* _THE TASK_
Extract each line of the records below that contains the word "this".

* _EXTRACTED RECORDS_
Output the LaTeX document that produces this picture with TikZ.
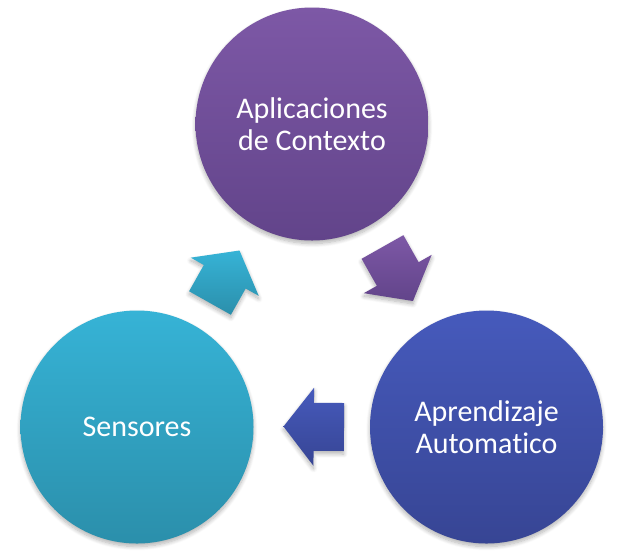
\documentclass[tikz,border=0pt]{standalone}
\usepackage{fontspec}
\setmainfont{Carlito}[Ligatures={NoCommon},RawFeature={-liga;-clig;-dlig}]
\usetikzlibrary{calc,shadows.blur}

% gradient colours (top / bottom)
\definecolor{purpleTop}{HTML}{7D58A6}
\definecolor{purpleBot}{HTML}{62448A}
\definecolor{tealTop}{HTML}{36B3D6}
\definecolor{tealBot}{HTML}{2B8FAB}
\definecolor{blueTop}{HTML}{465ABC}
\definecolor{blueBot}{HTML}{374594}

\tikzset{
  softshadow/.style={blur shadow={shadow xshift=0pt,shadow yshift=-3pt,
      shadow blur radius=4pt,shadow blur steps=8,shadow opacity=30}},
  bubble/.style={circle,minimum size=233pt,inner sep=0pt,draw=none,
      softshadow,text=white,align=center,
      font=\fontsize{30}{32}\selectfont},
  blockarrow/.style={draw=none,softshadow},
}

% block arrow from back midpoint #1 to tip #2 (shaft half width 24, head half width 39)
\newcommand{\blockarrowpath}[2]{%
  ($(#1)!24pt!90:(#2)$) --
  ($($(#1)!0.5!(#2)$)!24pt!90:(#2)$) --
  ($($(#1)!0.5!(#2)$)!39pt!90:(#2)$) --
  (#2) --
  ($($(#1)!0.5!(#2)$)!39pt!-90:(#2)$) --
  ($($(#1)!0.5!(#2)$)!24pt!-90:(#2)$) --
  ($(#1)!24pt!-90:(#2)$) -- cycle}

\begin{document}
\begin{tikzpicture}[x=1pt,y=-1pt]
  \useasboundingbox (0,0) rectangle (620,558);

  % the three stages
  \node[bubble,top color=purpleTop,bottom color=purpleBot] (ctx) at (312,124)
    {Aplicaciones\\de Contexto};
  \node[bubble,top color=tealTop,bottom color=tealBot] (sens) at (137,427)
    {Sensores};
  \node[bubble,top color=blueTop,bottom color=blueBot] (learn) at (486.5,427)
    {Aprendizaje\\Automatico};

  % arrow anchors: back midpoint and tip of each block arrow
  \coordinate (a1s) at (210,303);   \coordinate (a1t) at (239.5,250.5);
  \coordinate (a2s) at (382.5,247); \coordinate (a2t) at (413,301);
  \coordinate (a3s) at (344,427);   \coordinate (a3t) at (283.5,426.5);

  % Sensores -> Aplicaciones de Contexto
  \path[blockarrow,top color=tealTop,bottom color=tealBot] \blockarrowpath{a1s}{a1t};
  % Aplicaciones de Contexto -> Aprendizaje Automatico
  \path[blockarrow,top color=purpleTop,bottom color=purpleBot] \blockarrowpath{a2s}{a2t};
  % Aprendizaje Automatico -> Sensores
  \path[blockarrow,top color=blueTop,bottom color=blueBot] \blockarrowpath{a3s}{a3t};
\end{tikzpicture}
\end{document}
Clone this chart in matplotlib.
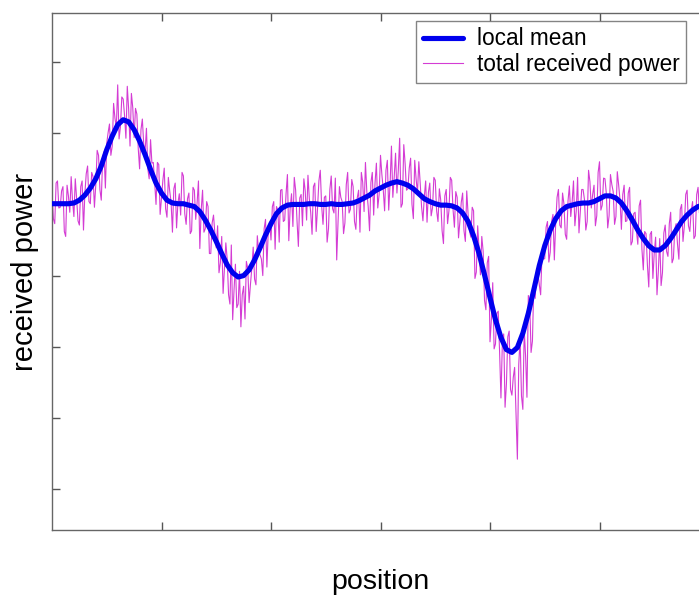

* _EXERCISE OUTPUT_
Output the LaTeX document that produces this picture with TikZ.
Clone this chart in matplotlib.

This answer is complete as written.